Being a sports fan is complicated. It took me a few minutes to just come up with that thought, especially as I try to combine rational thought with my irrational emotion. For roughly two years it's been a constant struggle to be a fan of my favorite professional basketball team. It's easy to just blame the actual product, a team that's won less than a fourth of their games over that period. Despite not being the absolute worst, the Philadelphia 76ers have been a very poor team, almost impossible to watch at times.
That's not it, however.
Slicker Than Your Average
Slicker Than Your Average
My struggle for the last two years has not been due to my terrible basketball team. I enjoyed watching the hardworking, hopelessly over-matched band of misfits more than I did many of those mediocre, perennial low-playoff or low lottery teams over the past decade. I can stomach watching them try and fail as they also learn and grow, however incremental that growth is.
My ire rests with every opinionated fan, media member, and person that spews never-ending, always negative, fan depreciating, lacking context, mostly ignorant... critique of everything involving this current era of Philadelphia 76ers basketball.
We live in a time where it's all about instant reactions and "what have you done for me now". Patience was a virtue that was dumped about a decade ago, around when Twitter became a thing. With endless coverage and access, media has evolved to a point where anything and everything can be news. Furthermore, the inner-workings of our brain are available at the click of the mouse or tap of the phone, so opinions run rampant and instant reactions become the front-page.
I get it. This is just how it is these days. But what's irritating is how this type of opining becomes the major headline, that more or less shape public perception.
As fans, we root for the name on the front of the jersey above everything else. When the name on the back of the jersey changes, many of us drop the unconditional support and optimism for that name. Unfortunately, there is also a portion of the fan base that go the full 180 and, for some reason, hate the players once they're off the team.

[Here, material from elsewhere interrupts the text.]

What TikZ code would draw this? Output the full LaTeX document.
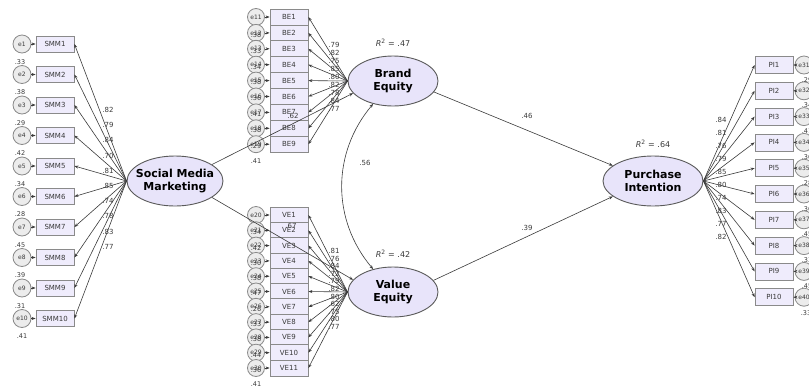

Specifically, this year we witnessed a big trade deadline move where Michael Carter-Williams was moved to Milwaukee for a potential lottery pick. Subjectively, it was a tough blow to lose a player that I'd grown attached to during this rebuild, warts and all. Objectively, it was a forward-thinking move. Carter-Williams deficiencies shadowed his strengths and presented a questionable fit with a potential front court that would feature Joel Embiid and Nerlens Noel.
Unfortunately, that was not the narrative that was spun both locally and nationally. It's been well documented how Sam Hinkie and the Sixers regime have been made the villain. Trading away the reigning "Rookie of the Year" was only going to add more fuel to that fire. But it's the blatant lack of context or research beyond the box score that continues to burn.
The moment MCW has a productive game, the crows come out to caw about how the Sixers should regret their decision and/or hope that their draft pick better turn into something great. Conveniently, it's as if the multiple games of struggle, poor play, and inefficiency magically don't exist. The irony here is that I'm a big MCW fan and supporter. I genuinely want to see him succeed. Yet, in trying to point out his shortcomings and poor performances, why is it that I'm labeled the "hater" and illogical one?
There's the rub. In trying to defend what seems like a logical point, I'm buying into some sort of twisted narrative where I'm being fooled into "a scheme" perpetrated by Sam Hinkie. Yes, those who have yearned for this team-building strategy long before Sam Hinkie rolled into town are apparently delusional. And, as if proving Newton's Third Law, we predictably react and push back.
It's obvious that this was the intent. These days it's called "trolling", or the being purposefully inflammatory with the intent to elicit an emotional response from an audience. Whether or not they actually believe what they say, this is all about attention. Sixers' fans, unfortunately, are the easy target, as Philly fans are generally passionate and outspoken and the Sixers were going through a drastic rebuild.
It's the constant attempt to find ways and reasons to continue to instigate and incite which is frustrating. The slightest amount of news that could be parlayed into a negative critique is thrown full throttle at Sixers fans, whether we like it or not. These takes become the pervading thought around the league and sports. Consequently, this is the reason Sixers fans have developed a bunker mentality.
No, we fans aren't sipping Kool Aid or being hypnotized. No, we aren't clueless about the risks or the possible failure. If anything we're more in-tune and informed with what's happening with our favorite team and what they're trying to accomplish, especially after watching them either flail or plateau for years. These Sixers may be a modern version of the Stanford marshmallow experiment, but that delayed gratification is definitely worth the wait.
If one thing is clear, contrary to popular belief, it isn't the Sixers, Sam Hinkie or "The Plan" that's torturing the fans. We've had poor to mediocre basketball for most of the last decade... so this is nothing new. On the other hand, being treated like we're taking crazy pills, despite sound logic and reasoning, is less than palatable.
Because, is it really Hinkie and his team building strategy that's 'brain-washed' the Sixers' fan base into defending every move? Or is it the over-the-top backlash and consistent trolling that has fostered this mentality?